Crucially, the GPU ResourceFlavor should be configured to tolerate the taints you applied to your GPU nodes in the previous document.

# Example for GPU ResourceFlavor tolerating the taint
apiVersion: kueue.x-k8s.io/v1beta1
kind: ResourceFlavor
metadata:
  name: "nvidia-gpu"
spec:
  nodeSelector:
    # Matches the label applied by NFD on GPU nodes
    # Replace with your actual label if different
    nvidia.com/gpu.present: "true"
  tolerations:
    - key: "restrictedaccess" # The taint key from your MachineSet
      operator: "Exists"
      effect: "NoSchedule"
    - key: "nvidia.com/gpu" # Standard NVIDIA GPU taint
      operator: "Exists"
      effect: "NoSchedule"

ClusterQueues:
Define ClusterQueue objects for each team (e.g., team-a-cq and team-b-cq).
These `ClusterQueue`s should belong to the same cohort and share a quota.
For preemption, Team A’s ClusterQueue will have preemption explicitly defined, allowing it to borrowWithinCohort from lower priority queues (like Team B’s).

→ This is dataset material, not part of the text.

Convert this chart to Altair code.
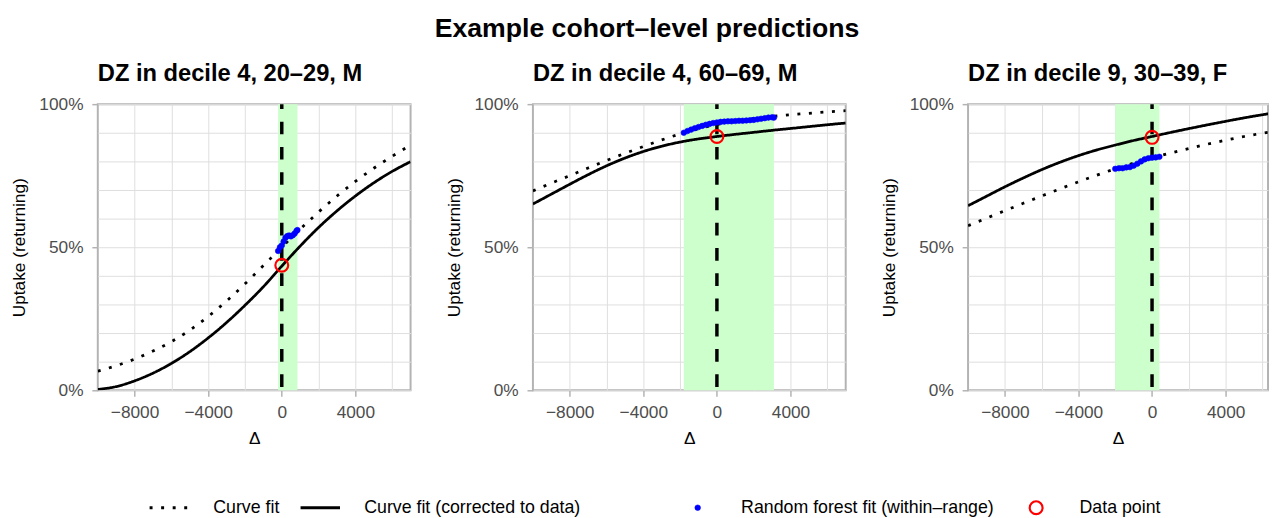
import altair as alt
import pandas as pd

FONT = "Liberation Sans"

MAIN_TITLE = "Example cohort–level predictions"
PANEL_TITLES = [
    "DZ in decile 4, 20–29, M",
    "DZ in decile 4, 60–69, M",
    "DZ in decile 9, 30–39, F",
]
CURVE_NAMES = ["Curve fit", "Curve fit (corrected to data)"]
POINT_NAMES = ["Random forest fit (within–range)", "Data point"]

X_CURVE = [-10000, -9000, -8000, -7000, -6000, -5000, -4000, -3000, -2000,
           -1000, 0, 1000, 2000, 3000, 4000, 5000, 6000, 7000]

P1_CURVE_FIT = [0.067, 0.086, 0.109, 0.137, 0.170, 0.210, 0.258, 0.312, 0.372,
                0.436, 0.500, 0.563, 0.623, 0.679, 0.730, 0.776, 0.818, 0.857]
P1_CORRECTED = [0.003, 0.013, 0.033, 0.060, 0.094, 0.135, 0.183, 0.237, 0.297,
                0.362, 0.434, 0.504, 0.569, 0.627, 0.679, 0.725, 0.765, 0.799]
P2_CURVE_FIT = [0.697, 0.724, 0.750, 0.777, 0.803, 0.828, 0.852, 0.875, 0.896,
                0.914, 0.929, 0.941, 0.950, 0.957, 0.963, 0.968, 0.973, 0.977]
P2_CORRECTED = [0.651, 0.6855, 0.720, 0.7535, 0.7845, 0.8115, 0.8345, 0.853,
                0.8675, 0.8785, 0.887, 0.8945, 0.9015, 0.9085, 0.915, 0.9215,
                0.928, 0.934]
P3_CURVE_FIT = [0.575, 0.6015, 0.6275, 0.6535, 0.679, 0.704, 0.7285, 0.752,
                0.774, 0.794, 0.812, 0.829, 0.845, 0.860, 0.874, 0.887,
                0.8985, 0.9085]
P3_CORRECTED = [0.645, 0.678, 0.711, 0.742, 0.771, 0.797, 0.820, 0.840, 0.857,
                0.873, 0.887, 0.901, 0.9145, 0.9275, 0.940, 0.952, 0.963,
                0.973]

# random forest predictions (within the observed range)
P1_RF_X = [-200, -100, 0, 100, 200, 300, 400, 500, 600, 700, 800, 850]
P1_RF_Y = [0.487, 0.500, 0.506, 0.520, 0.533, 0.539, 0.541, 0.538, 0.542,
           0.548, 0.557, 0.560]
P2_RF_X = [-1800, -1600, -1400, -1200, -1000, -800, -600, -400, -200, 0,
           200, 400, 600, 800, 1000, 1200, 1400, 1600, 1800, 2000, 2200,
           2400, 2600, 2800, 3000, 3100]
P2_RF_Y = [0.900, 0.906, 0.911, 0.916, 0.920, 0.924, 0.928, 0.931, 0.934,
           0.936, 0.938, 0.939, 0.940, 0.940, 0.941, 0.942, 0.942, 0.943,
           0.944, 0.945, 0.947, 0.949, 0.951, 0.953, 0.954, 0.953]
P3_RF_X = [-2000, -1800, -1600, -1400, -1200, -1000, -800, -600, -400, -200,
           0, 200, 400]
P3_RF_Y = [0.774, 0.776, 0.776, 0.779, 0.780, 0.785, 0.792, 0.800, 0.807,
           0.811, 0.813, 0.814, 0.816]

RANGE_LO = [-200, -1800, -2000]
RANGE_HI = [850, 3100, 400]
DATA_Y = [0.437, 0.887, 0.884]

X_MIN = -10000
X_MAX = [7000, 7000, 6303]   # third panel is cut off at the right edge
X_TICKS = [-8000, -6000, -4000, -2000, 0, 2000, 4000, 6000]
Y_TICKS = [0, 0.1, 0.2, 0.3, 0.4, 0.5, 0.6, 0.7, 0.8, 0.9, 1]

FITS = [P1_CURVE_FIT, P2_CURVE_FIT, P3_CURVE_FIT]
CORRS = [P1_CORRECTED, P2_CORRECTED, P3_CORRECTED]
RF_X = [P1_RF_X, P2_RF_X, P3_RF_X]
RF_Y = [P1_RF_Y, P2_RF_Y, P3_RF_Y]
WIDTHS = [317, 317, 304]

x_axis = alt.Axis(
    values=X_TICKS, format="d", labelFlush=False,
    labelExpr="datum.value % 4000 === 0 ? datum.label : ''",
    tickOpacity={"condition": {"test": "datum.value % 4000 === 0", "value": 1}, "value": 0},
    labelPadding=8, titlePadding=8,
)
y_axis = alt.Axis(
    values=Y_TICKS, format=".0%", labelFlush=False,
    labelExpr="(datum.value == 0 || datum.value == 0.5 || datum.value == 1) ? datum.label : ''",
    tickOpacity={"condition": {"test": "datum.value == 0 || datum.value == 0.5 || datum.value == 1", "value": 1}, "value": 0},
    labelPadding=9, titlePadding=11,
)

legend_lines = alt.Legend(
    title=None, orient="none", legendX=51, legendY=401, direction="horizontal",
    symbolType="stroke", symbolSize=1600, symbolStrokeWidth=3, symbolStrokeColor="black",
    labelFont=FONT, labelFontSize=18, labelColor="black", labelOffset=23,
    labelLimit=400, columnPadding=19, clipHeight=16, padding=0,
)
legend_points = alt.Legend(
    title=None, orient="none", legendX=599, legendY=401, direction="horizontal",
    symbolType="circle", labelFont=FONT, labelFontSize=18, labelColor="black",
    labelOffset=35, labelLimit=400, columnPadding=33, clipHeight=16, padding=0,
)


def panel(i):
    xscale = alt.Scale(domain=[X_MIN, X_MAX[i]], nice=False, zero=False)
    yscale = alt.Scale(domain=[0, 1], nice=False)
    xenc = alt.X("delta:Q", scale=xscale, axis=x_axis, title="Δ")
    yenc = alt.Y("uptake:Q", scale=yscale, axis=y_axis, title="Uptake (returning)")

    band_df = pd.DataFrame({"lo": [RANGE_LO[i]], "hi": [RANGE_HI[i]]})
    zero_df = pd.DataFrame({"delta": [0]})
    curve_df = pd.DataFrame({
        "delta": X_CURVE + X_CURVE,
        "uptake": FITS[i] + CORRS[i],
        "curve": [CURVE_NAMES[0]] * len(X_CURVE) + [CURVE_NAMES[1]] * len(X_CURVE),
    })
    pts_df = pd.DataFrame({
        "delta": RF_X[i] + [0],
        "uptake": RF_Y[i] + [DATA_Y[i]],
        "pt": [POINT_NAMES[0]] * len(RF_X[i]) + [POINT_NAMES[1]],
    })

    band = alt.Chart(band_df).mark_rect(color="#CCFFCC").encode(
        x=alt.X("lo:Q", scale=xscale, axis=x_axis, title="Δ"), x2="hi:Q"
    )
    vline = alt.Chart(zero_df).mark_rule(
        color="black", strokeWidth=3.5, strokeDash=[12.8, 12.8], strokeDashOffset=7.8
    ).encode(x=xenc)
    lines = alt.Chart(curve_df).mark_line(
        color="black", strokeWidth=2.8, clip=True, interpolate="monotone"
    ).encode(
        x=xenc, y=yenc,
        strokeDash=alt.StrokeDash(
            "curve:N",
            scale=alt.Scale(domain=CURVE_NAMES, range=[[3, 8.7], [1, 0]]),
            legend=legend_lines,
        ),
    )
    points = alt.Chart(pts_df).mark_point(shape="circle", opacity=1, filled=False).encode(
        x=xenc, y=yenc,
        stroke=alt.Stroke("pt:N", scale=alt.Scale(domain=POINT_NAMES, range=["#0000FF", "#FF0000"]), legend=legend_points),
        fill=alt.Fill("pt:N", scale=alt.Scale(domain=POINT_NAMES, range=["#0000FF", "transparent"]), legend=legend_points),
        size=alt.Size("pt:N", scale=alt.Scale(domain=POINT_NAMES, range=[32, 170]), legend=legend_points),
        strokeWidth=alt.StrokeWidth("pt:N", scale=alt.Scale(domain=POINT_NAMES, range=[0.6, 2.2]), legend=legend_points),
    )
    return alt.layer(band, vline, lines, points).properties(
        width=WIDTHS[i], height=290,
        title=alt.TitleParams(
            PANEL_TITLES[i], anchor="start", frame="group", fontSize=24,
            fontWeight="bold", font=FONT, color="black", offset=9,
        ),
    )


chart = alt.hconcat(panel(0), panel(1), panel(2), spacing=33).resolve_scale(
    strokeDash="shared", stroke="shared", fill="shared", size="shared", strokeWidth="shared"
).properties(
    title=alt.TitleParams(
        MAIN_TITLE, anchor="middle", fontSize=27, fontWeight="bold", font=FONT,
        color="black", offset=19, dx=8,
    ),
    padding={"left": 1, "top": 4, "right": 0, "bottom": 0},
).configure(font=FONT).configure_view(
    stroke="#B3B3B3", strokeWidth=2
).configure_axis(
    labelFont=FONT, titleFont=FONT, labelFontSize=17.5, titleFontSize=17.5,
    labelColor="#4D4D4D", titleColor="black", titleFontWeight="normal",
    tickColor="#B3B3B3", tickSize=6, tickWidth=1.5, gridColor="#DEDEDE",
    gridWidth=1, domain=False,
)

chart.save("out.html", embed_options={"renderer": "svg", "actions": False})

This enables Team A to preempt Team B if it has insufficient resources to run.

# Example for Team A ClusterQueue with preemption
apiVersion: kueue.x-k8s.io/v1beta1
kind: ClusterQueue
metadata:
  name: team-a-cq
spec:
  cohort: "shared-cohort" # Both teams belong to the same cohort
  resourceGroups:
    - flavors:
        - name: "cpu-flavor"
          resources:
            - name: "cpu"
              guaranteed: "24"
            - name: "memory"
              guaranteed: "24Gi"
        - name: "nvidia-gpu" # Reference the GPU ResourceFlavor
          resources:
            - name: "nvidia.com/gpu"
              guaranteed: "4" # Example GPU quota
  preemption:
    reclaimWithinCohort: Any
    borrowWithinCohort:
      policy: LowerPriority # Allows preemption of lower priority
      maxPriorityThreshold: 100
    withinClusterQueue: Never

(Repeat for `team-b-cq` without the preemption section, and adjust resource guarantees as per your shared quota needs. For example, Team B might not have GPU access.)

LocalQueues:
Define LocalQueue objects within each team’s namespace.
These LocalQueue`s must be associated with their respective `ClusterQueue. Workloads will be submitted to these local queues.

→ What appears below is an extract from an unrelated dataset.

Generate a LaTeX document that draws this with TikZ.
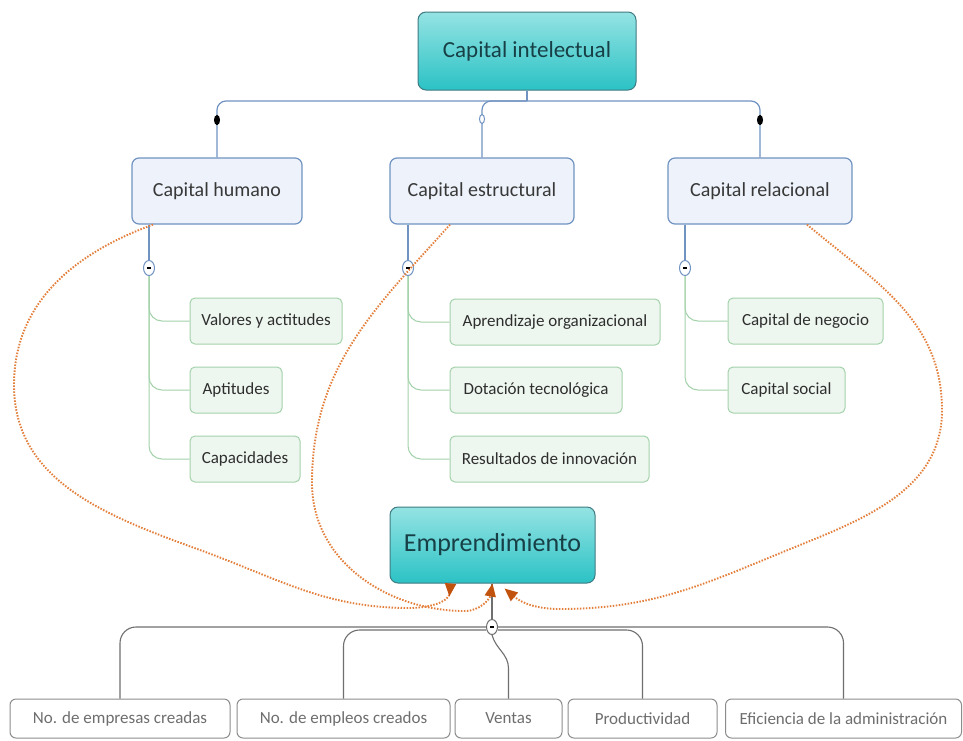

# Example for Team A LocalQueue
apiVersion: kueue.x-k8s.io/v1beta1
kind: LocalQueue
metadata:
  name: local-queue
  namespace: team-a
spec:
  clusterQueue: team-a-cq

(Repeat for `team-b` namespace, associating with `team-b-cq`)

Ray Cluster Workloads (Examples):
Include the RayCluster definitions for both Team A and Team B as part of your overlay configuration.
These definitions will specify the requested GPU resources and priority class, linking them to their respective local queues.
To observe the preemption in action, you can apply Team B’s Ray cluster definition first, ensure it’s running, and then apply Team A’s Ray cluster definition. You should then observe Team B’s cluster becoming suspended while Team A’s cluster runs due to preemption.

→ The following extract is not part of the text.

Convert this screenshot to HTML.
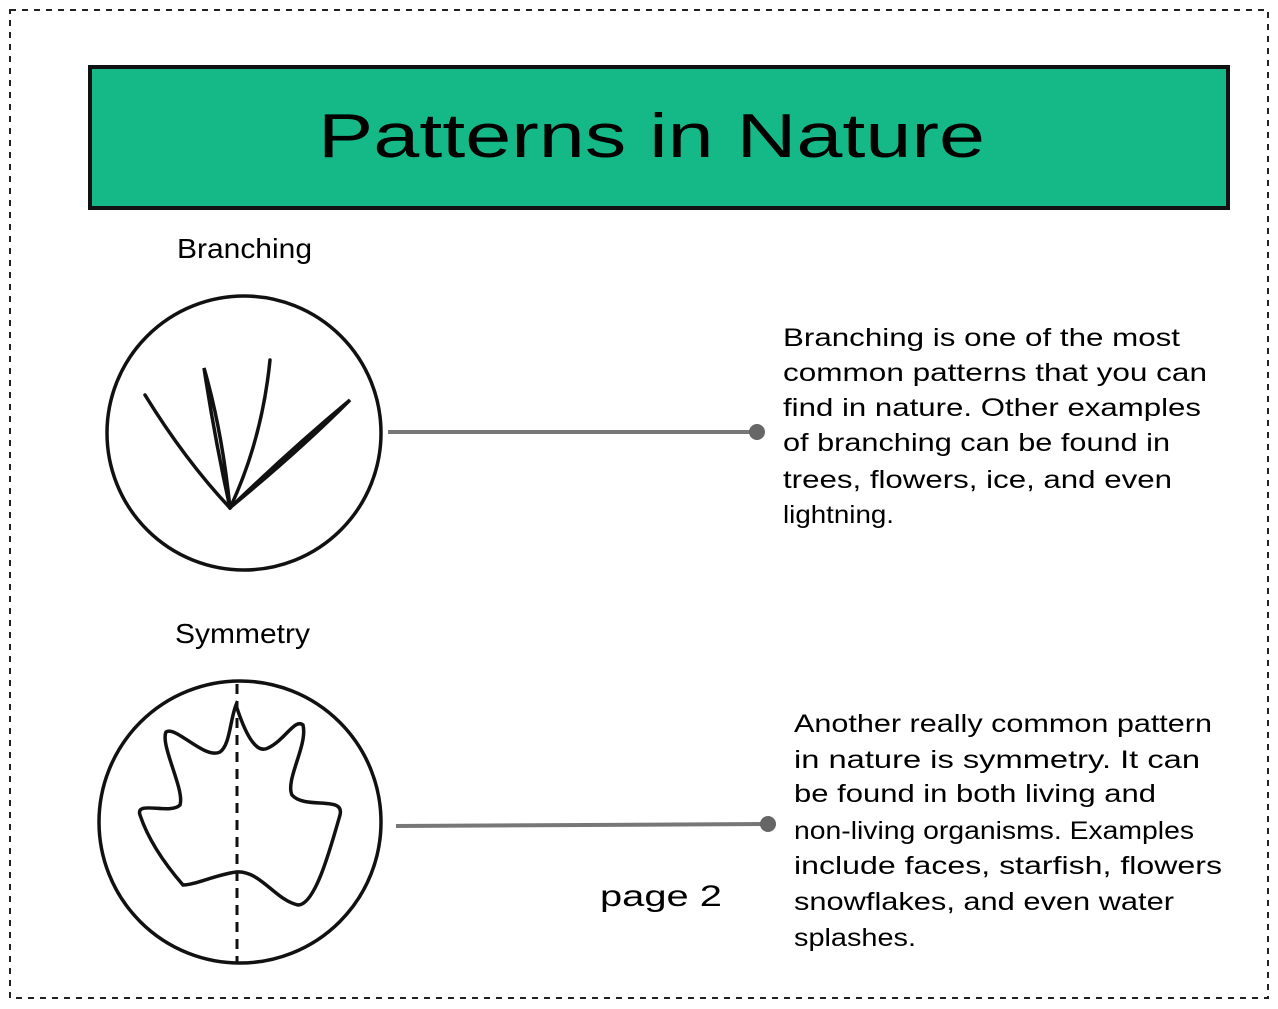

# Example RayCluster for Team A (higher priority, requesting GPUs)
apiVersion: ray.io/v1
kind: RayCluster
metadata:
  name: raycluster-prod
  namespace: team-a
  labels:
    kueue.x-k8s.io/queue-name: local-queue
    kueue.x-k8s.io/priority-class: dev-priority # Example priority class
spec:
  rayVersion: "2.8.0" # Or your desired version
  enableInTreeAutoscaling: false
  headGroupSpec:
    rayStartParams:
      dashboard-host: "0.0.0.0"
    template:
      spec:
        containers:
          - name: ray-head
            image: quay.io/project-codeflare/ray:2.8.0-py39-gpu
            ports:
              - containerPort: 6379
                name: gcs-server
              - containerPort: 8265
                name: dashboard
              - containerPort: 10001
                name: client
            env:
              - name: NVIDIA_VISIBLE_DEVICES
                value: all
              - name: NVIDIA_DRIVER_CAPABILITIES
                value: all
            resources:
              requests:
                cpu: "2"
                memory: "8Gi"
                nvidia.com/gpu: "1" # Requesting one sliced GPU replica
              limits:
                cpu: "2"
                memory: "8Gi"
                nvidia.com/gpu: "1"
  workerGroupSpecs:
    - groupName: small-group
      replicas: 2
      minReplicas: 2
      maxReplicas: 2
      rayStartParams: {}
      template:
        spec:
          containers:
            - name: ray-worker
              image: quay.io/project-codeflare/ray:2.8.0-py39-gpu
              env:
                - name: NVIDIA_VISIBLE_DEVICES
                  value: all
                - name: NVIDIA_DRIVER_CAPABILITIES
                  value: all
              resources:
                requests:
                  cpu: "4"
                  memory: "8Gi"
                  nvidia.com/gpu: "1" # Requesting one sliced GPU replica
                limits:
                  cpu: "4"
                  memory: "8Gi"
                  nvidia.com/gpu: "1"

(Create a similar `RayCluster` for Team B, typically with lower resource requests and no GPU request if Team B doesn't have GPU access, and submitted to `team-b/local-queue`).

2. GitOps Workflow for Kueue Preemption

This phase continues the GitOps workflow, leveraging the existing Git repository and the kustomization.yaml file described in the previous document.

Commit Changes: Push all these new YAML files (namespaces, Kueue configurations, and example RayCluster workloads) to your Git repository.
GitOps Tool Sync: Your configured GitOps tool will detect these changes in the overlays/your-lab path and apply the manifests to your OpenShift cluster.
Validation:
Monitor the deployed resources, such as RayClusters, ClusterQueues, and ResourceFlavors, to ensure they are created and configured as expected.
You can use commands like oc get rayclusters -A to observe the preemption process.
For example, after creating Team B’s RayCluster, it should show a STATUS of ready.
Then, after creating Team A’s RayCluster, you should observe Team B’s cluster showing STATUS suspended and Team A’s cluster showing ready.

This GitOps approach ensures that your Kueue setup, including quota management and preemption, is robustly managed through declarative YAML files, mitigating potential issues like manual deletion warnings for cluster queues.